### What is needed
Omit every picture and return the rest of the data unaltered.
• • • • •
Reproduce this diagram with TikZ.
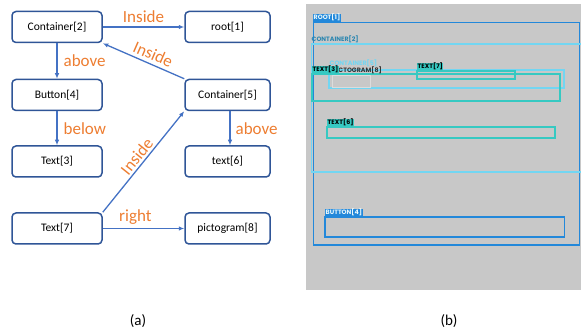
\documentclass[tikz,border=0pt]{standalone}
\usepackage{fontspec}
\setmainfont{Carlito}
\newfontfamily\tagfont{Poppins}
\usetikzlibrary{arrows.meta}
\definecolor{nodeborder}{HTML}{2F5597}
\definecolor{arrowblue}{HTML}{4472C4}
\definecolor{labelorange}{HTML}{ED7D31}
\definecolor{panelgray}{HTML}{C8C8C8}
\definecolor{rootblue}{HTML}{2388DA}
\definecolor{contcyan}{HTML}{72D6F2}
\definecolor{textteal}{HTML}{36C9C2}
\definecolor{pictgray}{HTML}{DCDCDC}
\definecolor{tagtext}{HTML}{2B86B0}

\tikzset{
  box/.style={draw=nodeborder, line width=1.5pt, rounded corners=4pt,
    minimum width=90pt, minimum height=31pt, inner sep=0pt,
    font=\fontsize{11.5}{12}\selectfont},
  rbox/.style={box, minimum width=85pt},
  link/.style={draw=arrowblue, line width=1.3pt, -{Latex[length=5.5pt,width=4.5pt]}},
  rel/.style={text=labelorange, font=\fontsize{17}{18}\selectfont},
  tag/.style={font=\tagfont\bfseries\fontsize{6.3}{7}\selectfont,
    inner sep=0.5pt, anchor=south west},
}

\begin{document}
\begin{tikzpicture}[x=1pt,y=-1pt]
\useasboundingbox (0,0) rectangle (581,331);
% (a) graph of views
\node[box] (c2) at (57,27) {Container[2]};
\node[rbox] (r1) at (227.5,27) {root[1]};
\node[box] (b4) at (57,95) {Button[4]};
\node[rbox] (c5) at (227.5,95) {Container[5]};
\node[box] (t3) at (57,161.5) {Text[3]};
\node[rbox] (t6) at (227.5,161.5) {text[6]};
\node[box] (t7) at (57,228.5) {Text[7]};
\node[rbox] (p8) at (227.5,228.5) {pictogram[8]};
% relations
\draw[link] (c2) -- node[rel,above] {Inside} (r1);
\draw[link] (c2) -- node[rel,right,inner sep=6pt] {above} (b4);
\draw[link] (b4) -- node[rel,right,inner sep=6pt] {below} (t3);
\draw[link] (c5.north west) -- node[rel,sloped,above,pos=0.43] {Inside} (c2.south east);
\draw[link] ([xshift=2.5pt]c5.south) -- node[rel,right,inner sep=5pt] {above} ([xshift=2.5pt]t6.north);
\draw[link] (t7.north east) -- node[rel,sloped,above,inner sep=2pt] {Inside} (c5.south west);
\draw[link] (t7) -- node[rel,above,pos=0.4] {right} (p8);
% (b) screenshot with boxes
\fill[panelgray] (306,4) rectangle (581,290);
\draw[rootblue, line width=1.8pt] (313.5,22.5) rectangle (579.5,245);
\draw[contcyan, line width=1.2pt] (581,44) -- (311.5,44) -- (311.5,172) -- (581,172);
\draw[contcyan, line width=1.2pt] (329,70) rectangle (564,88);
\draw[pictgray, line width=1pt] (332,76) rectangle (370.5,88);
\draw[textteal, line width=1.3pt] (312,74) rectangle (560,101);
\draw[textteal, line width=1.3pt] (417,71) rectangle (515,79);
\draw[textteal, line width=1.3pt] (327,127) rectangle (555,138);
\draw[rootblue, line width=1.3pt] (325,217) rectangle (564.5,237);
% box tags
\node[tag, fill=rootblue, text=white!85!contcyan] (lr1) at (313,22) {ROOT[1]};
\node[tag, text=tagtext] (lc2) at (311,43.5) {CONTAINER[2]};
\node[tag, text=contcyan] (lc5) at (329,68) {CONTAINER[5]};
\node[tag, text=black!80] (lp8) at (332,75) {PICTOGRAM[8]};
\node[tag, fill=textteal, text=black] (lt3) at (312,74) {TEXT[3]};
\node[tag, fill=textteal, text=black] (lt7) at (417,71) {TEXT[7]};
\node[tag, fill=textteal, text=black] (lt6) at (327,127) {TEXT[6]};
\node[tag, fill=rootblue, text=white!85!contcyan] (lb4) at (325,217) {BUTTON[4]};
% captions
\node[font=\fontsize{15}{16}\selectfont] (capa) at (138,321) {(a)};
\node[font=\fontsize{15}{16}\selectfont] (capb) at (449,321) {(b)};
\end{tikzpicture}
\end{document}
• • • • •
### Worked answer
Reproduce this diagram with TikZ.
\documentclass[tikz,border=0pt]{standalone}
\usepackage{fontspec}
\setmainfont{Carlito}
\newfontfamily\tagfont{Poppins}
\usetikzlibrary{arrows.meta}
\definecolor{nodeborder}{HTML}{2F5597}
\definecolor{arrowblue}{HTML}{4472C4}
\definecolor{labelorange}{HTML}{ED7D31}
\definecolor{panelgray}{HTML}{C8C8C8}
\definecolor{rootblue}{HTML}{2388DA}
\definecolor{contcyan}{HTML}{72D6F2}
\definecolor{textteal}{HTML}{36C9C2}
\definecolor{pictgray}{HTML}{DCDCDC}
\definecolor{tagtext}{HTML}{2B86B0}

\tikzset{
  box/.style={draw=nodeborder, line width=1.5pt, rounded corners=4pt,
    minimum width=90pt, minimum height=31pt, inner sep=0pt,
    font=\fontsize{11.5}{12}\selectfont},
  rbox/.style={box, minimum width=85pt},
  link/.style={draw=arrowblue, line width=1.3pt, -{Latex[length=5.5pt,width=4.5pt]}},
  rel/.style={text=labelorange, font=\fontsize{17}{18}\selectfont},
  tag/.style={font=\tagfont\bfseries\fontsize{6.3}{7}\selectfont,
    inner sep=0.5pt, anchor=south west},
}

\begin{document}
\begin{tikzpicture}[x=1pt,y=-1pt]
\useasboundingbox (0,0) rectangle (581,331);
% (a) graph of views
\node[box] (c2) at (57,27) {Container[2]};
\node[rbox] (r1) at (227.5,27) {root[1]};
\node[box] (b4) at (57,95) {Button[4]};
\node[rbox] (c5) at (227.5,95) {Container[5]};
\node[box] (t3) at (57,161.5) {Text[3]};
\node[rbox] (t6) at (227.5,161.5) {text[6]};
\node[box] (t7) at (57,228.5) {Text[7]};
\node[rbox] (p8) at (227.5,228.5) {pictogram[8]};
% relations
\draw[link] (c2) -- node[rel,above] {Inside} (r1);
\draw[link] (c2) -- node[rel,right,inner sep=6pt] {above} (b4);
\draw[link] (b4) -- node[rel,right,inner sep=6pt] {below} (t3);
\draw[link] (c5.north west) -- node[rel,sloped,above,pos=0.43] {Inside} (c2.south east);
\draw[link] ([xshift=2.5pt]c5.south) -- node[rel,right,inner sep=5pt] {above} ([xshift=2.5pt]t6.north);
\draw[link] (t7.north east) -- node[rel,sloped,above,inner sep=2pt] {Inside} (c5.south west);
\draw[link] (t7) -- node[rel,above,pos=0.4] {right} (p8);
% (b) screenshot with boxes
\fill[panelgray] (306,4) rectangle (581,290);
\draw[rootblue, line width=1.8pt] (313.5,22.5) rectangle (579.5,245);
\draw[contcyan, line width=1.2pt] (581,44) -- (311.5,44) -- (311.5,172) -- (581,172);
\draw[contcyan, line width=1.2pt] (329,70) rectangle (564,88);
\draw[pictgray, line width=1pt] (332,76) rectangle (370.5,88);
\draw[textteal, line width=1.3pt] (312,74) rectangle (560,101);
\draw[textteal, line width=1.3pt] (417,71) rectangle (515,79);
\draw[textteal, line width=1.3pt] (327,127) rectangle (555,138);
\draw[rootblue, line width=1.3pt] (325,217) rectangle (564.5,237);
% box tags
\node[tag, fill=rootblue, text=white!85!contcyan] (lr1) at (313,22) {ROOT[1]};
\node[tag, text=tagtext] (lc2) at (311,43.5) {CONTAINER[2]};
\node[tag, text=contcyan] (lc5) at (329,68) {CONTAINER[5]};
\node[tag, text=black!80] (lp8) at (332,75) {PICTOGRAM[8]};
\node[tag, fill=textteal, text=black] (lt3) at (312,74) {TEXT[3]};
\node[tag, fill=textteal, text=black] (lt7) at (417,71) {TEXT[7]};
\node[tag, fill=textteal, text=black] (lt6) at (327,127) {TEXT[6]};
\node[tag, fill=rootblue, text=white!85!contcyan] (lb4) at (325,217) {BUTTON[4]};
% captions
\node[font=\fontsize{15}{16}\selectfont] (capa) at (138,321) {(a)};
\node[font=\fontsize{15}{16}\selectfont] (capb) at (449,321) {(b)};
\end{tikzpicture}
\end{document}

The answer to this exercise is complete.